Days later, a hand grenade exploded in a car near a house belonging to the U.S. Embassy in Jakarta, killing one man. There was conflicting information as to whether the device was meant to harm Americans.

Authorities in Malaysia and Singapore have alleged that members of Jemaah Islamiyah - a group said to be seeking to set up an Islamic state in Southeast Asia - are based in Indonesia.

Singapore has been pressing Indonesia to arrest Jemaah Islamiyah's alleged leader, Abu Bakar Bashir, who lives in Indonesia. But Indonesian officials say they have no evidence against him.

Putra, the driver, said dozens of injured were evacuated by scooter drivers who normally ferry tourists from one part of the resort to another.

Australia tourist Rachel Hughes, 18, said she and a friend had just arrived in Kuta when the blast occurred.

"Standing in the foyer of the Bounty Hotel, people were just walking in, blood dripping off them, burns to their face, skin coming off them," she told Australia's Seven Network.

Australian Foreign Minister Alexander Downer said Australia had sent an air force plane with a medical team to Bali to help the hard-pressed local hospitals and to possibly evacuate wounded Australians.

National carrier Qantas also was scheduling extra flights to bring people home.

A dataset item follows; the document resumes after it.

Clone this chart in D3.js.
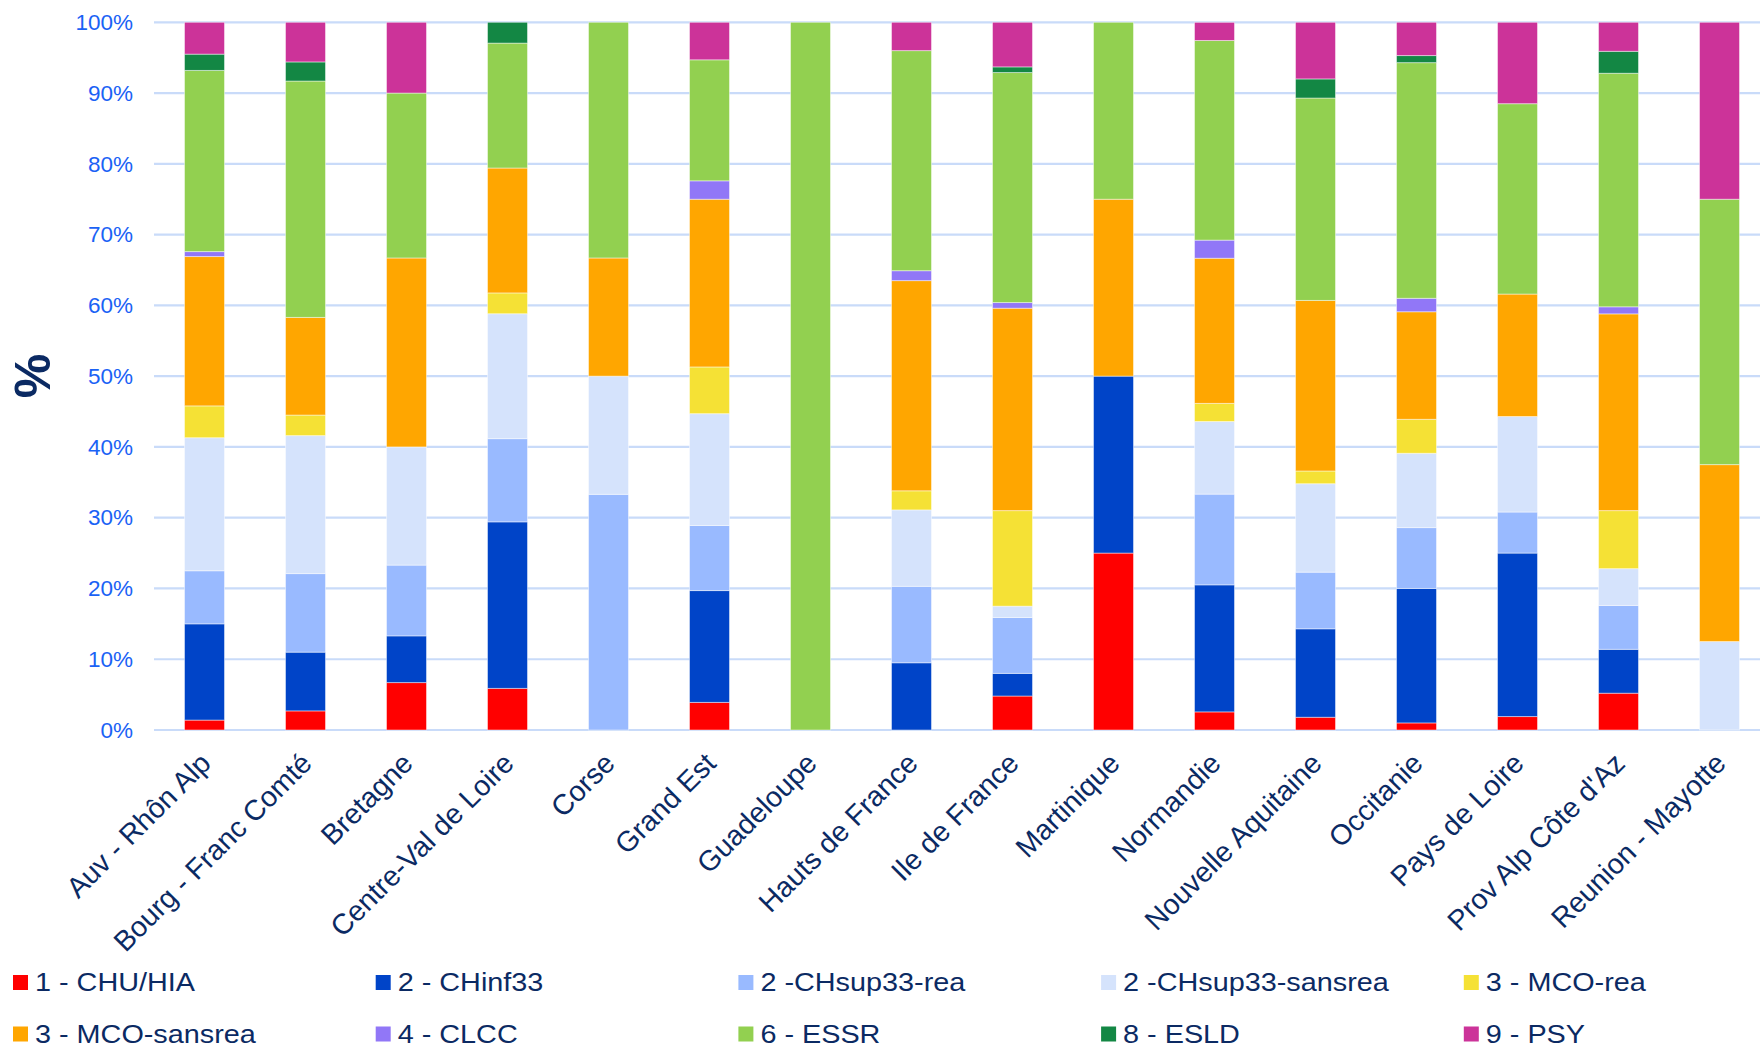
<!DOCTYPE html>
<html>
<head>
<meta charset="utf-8">
<script src="https://cdn.jsdelivr.net/npm/d3@7"></script>
<style>
  html, body { margin: 0; padding: 0; background: #ffffff; }
  svg { display: block; font-family: "Liberation Sans", Arial, Helvetica, sans-serif; }
</style>
</head>
<body>
<svg id="chart" width="1760" height="1047"></svg>
<script>
// ---- Data ----
const categories = ["Auv - Rhôn Alp","Bourg - Franc Comté","Bretagne","Centre-Val de Loire","Corse","Grand Est","Guadeloupe","Hauts de France","Ile de France","Martinique","Normandie","Nouvelle Aquitaine","Occitanie","Pays de Loire","Prov Alp Côte d'Az","Reunion - Mayotte"];

const seriesNames = ["1 - CHU/HIA","2 - CHinf33","2 -CHsup33-rea","2 -CHsup33-sansrea","3 - MCO-rea","3 - MCO-sansrea","4 - CLCC","6 - ESSR","8 - ESLD","9 - PSY"];
const seriesColors = ["#ff0000","#0044c8","#99baff","#d5e3fc","#f5e135","#ffa600","#9177f7","#92d050","#138744","#cc3399"];

const chuHia        = [1.4, 2.7, 6.7, 5.88, 0, 3.9, 0, 0, 4.8, 25, 2.56, 1.8, 1.0, 1.9, 5.2, 0];
const chInf33       = [13.6, 8.3, 6.6, 23.53, 0, 15.8, 0, 9.5, 3.2, 25, 17.95, 12.5, 19.0, 23.1, 6.2, 0];
const chSup33Rea    = [7.5, 11.1, 10.0, 11.76, 33.3, 9.2, 0, 10.8, 7.9, 0, 12.82, 8.0, 8.6, 5.8, 6.2, 0];
const chSup33Sans   = [18.8, 19.5, 16.7, 17.65, 16.7, 15.8, 0, 10.8, 1.6, 0, 10.26, 12.5, 10.5, 13.5, 5.2, 12.5];
const mcoRea        = [4.5, 2.9, 0, 2.94, 0, 6.6, 0, 2.7, 13.5, 0, 2.56, 1.8, 4.8, 0, 8.2, 0];
const mcoSansrea    = [21.1, 13.8, 26.7, 17.65, 16.7, 23.7, 0, 29.7, 28.6, 25, 20.51, 24.1, 15.2, 17.3, 27.8, 25];
const clcc          = [0.7, 0, 0, 0, 0, 2.6, 0, 1.4, 0.8, 0, 2.56, 0, 1.9, 0, 1.0, 0];
const essr          = [25.6, 33.4, 23.3, 17.65, 33.3, 17.1, 100, 31.1, 32.5, 25, 28.21, 28.6, 33.3, 26.9, 33.0, 37.5];
const esld          = [2.3, 2.7, 0, 2.94, 0, 0, 0, 0, 0.8, 0, 0, 2.7, 1.0, 0, 3.1, 0];
const psy           = [4.5, 5.6, 10.0, 0, 0, 5.3, 0, 4.0, 6.3, 0, 2.56, 8.0, 4.8, 11.5, 4.1, 25];

const seriesValues = [chuHia, chInf33, chSup33Rea, chSup33Sans, mcoRea, mcoSansrea, clcc, essr, esld, psy];
const yTicks = [0,10,20,30,40,50,60,70,80,90,100];
const yTitle = "%";

// ---- Build table ----
const keys = seriesNames;
const table = categories.map((c, i) => {
  const row = { category: c };
  keys.forEach((k, j) => { row[k] = seriesValues[j][i]; });
  return row;
});

// ---- Layout ----
const svg = d3.select("#chart");
const plotLeft = 154, plotRight = 1770, plotTop = 22.3, plotBottom = 730;

const x = d3.scaleBand()
  .domain(categories)
  .range([plotLeft, plotRight])
  .paddingInner(0.604)
  .paddingOuter(0.302);

const y = d3.scaleLinear().domain([0, 100]).range([plotBottom, plotTop]);
const color = d3.scaleOrdinal().domain(keys).range(seriesColors);

// gridlines
svg.append("g").selectAll("line")
  .data(yTicks)
  .join("line")
  .attr("x1", plotLeft).attr("x2", 1760)
  .attr("y1", d => y(d)).attr("y2", d => y(d))
  .attr("stroke", "#c9dbf9")
  .attr("stroke-width", 2.2);

// y axis labels
const yAxis = d3.axisLeft(y).tickValues(yTicks).tickSize(0).tickPadding(21)
  .tickFormat(d => d + "%");
const yG = svg.append("g").attr("transform", `translate(${plotLeft},0)`).call(yAxis);
yG.select(".domain").remove();
yG.selectAll("text")
  .attr("fill", "#1a62f5")
  .style("font-size", "22.5px")
  .style("font-family", "'Liberation Sans', Arial, sans-serif");

// y title
svg.append("text")
  .attr("transform", "translate(50,376) rotate(-90)")
  .attr("text-anchor", "middle")
  .attr("fill", "#0b2a63")
  .style("font-size", "50px")
  .style("font-weight", "bold")
  .text(yTitle);

// bars
const stacked = d3.stack().keys(keys)(table);
svg.append("g").selectAll("g")
  .data(stacked)
  .join("g")
  .attr("fill", d => color(d.key))
  .selectAll("rect")
  .data(d => d)
  .join("rect")
  .attr("x", d => x(d.data.category))
  .attr("width", x.bandwidth())
  .attr("y", d => y(Math.min(100, d[1])))
  .attr("height", d => Math.max(0, y(d[0]) - y(Math.min(100, d[1]))))
  .attr("stroke", "rgba(255,255,255,0.45)")
  .attr("stroke-width", d => (d[1] - d[0]) > 0 ? 1 : 0);

// x axis labels
const xAxis = d3.axisBottom(x).tickSize(0).tickPadding(0);
const xG = svg.append("g").attr("transform", `translate(0,${plotBottom})`).call(xAxis);
xG.select(".domain").remove();
xG.selectAll(".tick text")
  .attr("text-anchor", "end")
  .attr("fill", "#0b2a63")
  .style("font-size", "28.5px")
  .style("font-family", "'Liberation Sans', Arial, sans-serif")
  .attr("y", 0).attr("dy", "0.35em")
  .attr("transform", "translate(1,28) rotate(-45)");

// legend
const legend = svg.append("g");
const colStep = 362.7;
const legItems = legend.selectAll("g")
  .data(keys)
  .join("g")
  .attr("transform", (d, i) => `translate(${13 + (i % 5) * colStep},${975 + Math.floor(i / 5) * 51.5})`);
legItems.append("rect")
  .attr("width", 15).attr("height", 15)
  .attr("fill", d => color(d));
legItems.append("text")
  .attr("transform", "translate(22,16) scale(1.13,1)")
  .attr("fill", "#0b2a63")
  .style("font-size", "25.5px")
  .text(d => d);
</script>
</body>
</html>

Earlier the government had said all flights to the island had been suspended.

Police and the military restricted access in and out of Bali from Denpasar's Ngurah Rai airport and the area seaports in Benoa, Gilimanuk and Padang Bai, said Lt. Col. Yatim Suyatno, a police spokesman.

Although Indonesia has been wracked by ethnic and religious violence since the overthrow four years ago of former dictator Suharto, Bali itself has remained quiet. Saturday's bombings are likely to be a huge blow to Indonesia's lucrative tourism industry and might also undermine government efforts to revive the economy.

"Bali has always, always been safe. We depend on tourism for our livelihood. Our name has been smeared by this horrible blast," said Putra, the driver.